I rated Lowe well enough to be an AB. Remember we were picking the likes of George Bridge above such players so theres no disputing a lot of bad decisions have been made by those last two coaches. Does a team like the ABs need a finicky winger who you have to adapt and change a lot of your style with to get benefit from? No, not really. But he still would have been a basic improvement on players like even Savea at the tail of his career, Bridge, and could even have converted into the answer of replacing Beauden at the back. Instead we persisted with NMS, Naholo, Havili, Reece, all players we would have cared even less about losing and all because Rieko had Lowe's number 11 jersey nailed down.


He was of course only 23 when he decided to leave, it was back in the beggining of the period they had started retaining players (from 2018 onwards I think, they came out saying theyre going to be more aggressive at some point). So he might, all of them, only just missed out.


The main point that Ed made is that situations like Lowe's, Aki's, JGP's, aren't going to happen in future. That's a bit of a "NZ" only problem, because those players need to reach such a high standard to be chosen by the All Blacks, were as a country like Ireland wants them a lot earlier like that. This is basically the 'ready in 3 years' concept Ireland relied on, versus the '5 years and they've left' concept' were that player is now ready to be chosen by the All Blacks (given a contract to play Super, ala SBW, and hopefully Manu).

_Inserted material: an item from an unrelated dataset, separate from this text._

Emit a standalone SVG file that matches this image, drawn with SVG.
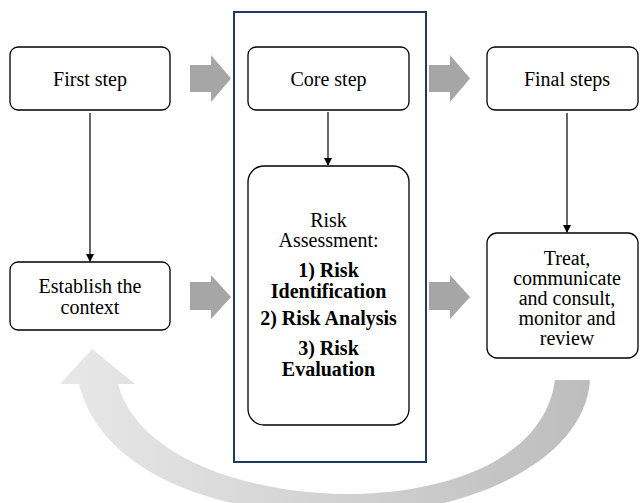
<svg xmlns="http://www.w3.org/2000/svg" width="640" height="503" viewBox="0 0 640 503">
<style>
.box{fill:#fff;stroke:#000;stroke-width:1.3}
text{font-family:'Liberation Serif','Tinos','Noto Serif','DejaVu Serif','Times New Roman',Times,serif;font-size:20px;fill:#000;text-anchor:middle}
.b{font-weight:bold}
.blk{fill:#a6a6a6}
.ln{stroke:#000;stroke-width:1.2;fill:none;marker-end:url(#ah)}
</style>
<defs>
<marker id="ah" viewBox="0 0 8 8" refX="7" refY="4" markerWidth="8" markerHeight="8" markerUnits="userSpaceOnUse" orient="auto">
<path d="M0,0 L8,4 L0,8 Z" fill="#000"/>
</marker>
<linearGradient id="cg" x1="590" y1="0" x2="60" y2="0" gradientUnits="userSpaceOnUse">
<stop offset="0" stop-color="#bdbdbd"/>
<stop offset="1" stop-color="#e8e8e8"/>
</linearGradient>
</defs>
<rect width="640" height="503" fill="#fff"/>
<g id="frame"><rect x="234" y="12" width="192" height="450" fill="none" stroke="#1f3864" stroke-width="2"/></g>
<g id="loop"><path d="M79,384 L60,384 L92,349 L135,384 L118,384 C135,450 230,492 345,494 C455,494 545,455 555,380 L590,380 C585,460 470,515 345,515 C210,515 100,470 79,384 Z" fill="url(#cg)"/></g>
<g id="connectors">
<path class="ln" d="M90,113 V261"/>
<path class="ln" d="M328,112 V165"/>
<path class="ln" d="M567,113 V232"/>
<path class="blk" d="M190,65 H211 V55 L231,78.5 L211,102 V92 H190 Z"/>
<path class="blk" d="M429,65 H450 V55 L470,78.5 L450,102 V92 H429 Z"/>
<path class="blk" d="M190,282 H211 V275 L231,297 L211,319 V310 H190 Z"/>
<path class="blk" d="M429,282 H450 V275 L470,297 L450,319 V310 H429 Z"/>
</g>
<g id="first"><rect class="box" x="10" y="47" width="160" height="63" rx="8"/><text x="90" y="86">First step</text></g>
<g id="core"><rect class="box" x="248" y="47" width="161" height="63" rx="8"/><text x="328.5" y="86">Core step</text></g>
<g id="final"><rect class="box" x="487" y="47" width="151" height="63" rx="8"/><text x="567" y="86">Final steps</text></g>
<g id="establish"><rect class="box" x="10" y="262" width="160" height="68" rx="8"/><text x="90" y="293">Establish the</text><text x="90" y="313.5">context</text></g>
<g id="risk"><rect class="box" x="248" y="166" width="161" height="259" rx="16"/>
<text x="328.5" y="227">Risk</text>
<text x="328.5" y="247">Assessment:</text>
<text class="b" x="328.5" y="277">1) Risk</text>
<text class="b" x="328.5" y="297.5">Identification</text>
<text class="b" x="328.5" y="325">2) Risk Analysis</text>
<text class="b" x="328.5" y="355">3) Risk</text>
<text class="b" x="328.5" y="375.5">Evaluation</text>
</g>
<g id="treat"><rect class="box" x="487" y="233" width="151" height="125" rx="10"/>
<text x="567" y="265">Treat,</text>
<text x="567" y="285">communicate</text>
<text x="567" y="305">and consult,</text>
<text x="567" y="325">monitor and</text>
<text x="567" y="345">review</text>
</g>
</svg>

The 'mercenary' thing that will take longer to expire, and which I was referring to, is the grandparents rule. The new kids coming through now aren't going to have as many gp born overseas, so the amount of players that can leave with a prospect of International rugby offer are going to drop dramatically at some point. All these kiwi fellas playing for a PI, is going to stop sadly.


The new era problem that will replace those old concerns is now French and Japanese clubs (doing the same as NRL teams have done for decades by) picking kids out of school. The problem here is not so much a national identity one, than it is a farm system where 9 in 10 players are left with nothing. A stunted education and no support in a foreign country (well they'll get kicked out of those countries were they don't in Australia).


It's the same sort of situation were NZ would be the big guy, but there weren't many downsides with it. The only one I can think was brought up but a poster on this site, I can't recall who it was, but he seemed to know a lot of kids coming from the Islands weren't really given the capability to fly back home during school xms holidays etc. That is probably something that should be fixed by the union. Otherwise getting someone like Fakatava over here for his last year of school definitely results in NZ being able to pick the cherries off the top but it also allows that player to develop and be able to represent Tonga and under age and possibly even later in his career. Where as a kid being taken from NZ is arguably going to be worse off in every respect other than perhaps money. Not going to develop as a person, not going to develop as a player as much, so I have a lotof sympathy for NZs case that I don't include them in that group but I certainly see where you're coming from and it encourages other countries to think they can do the same while not realising they're making a much worse experience/situation.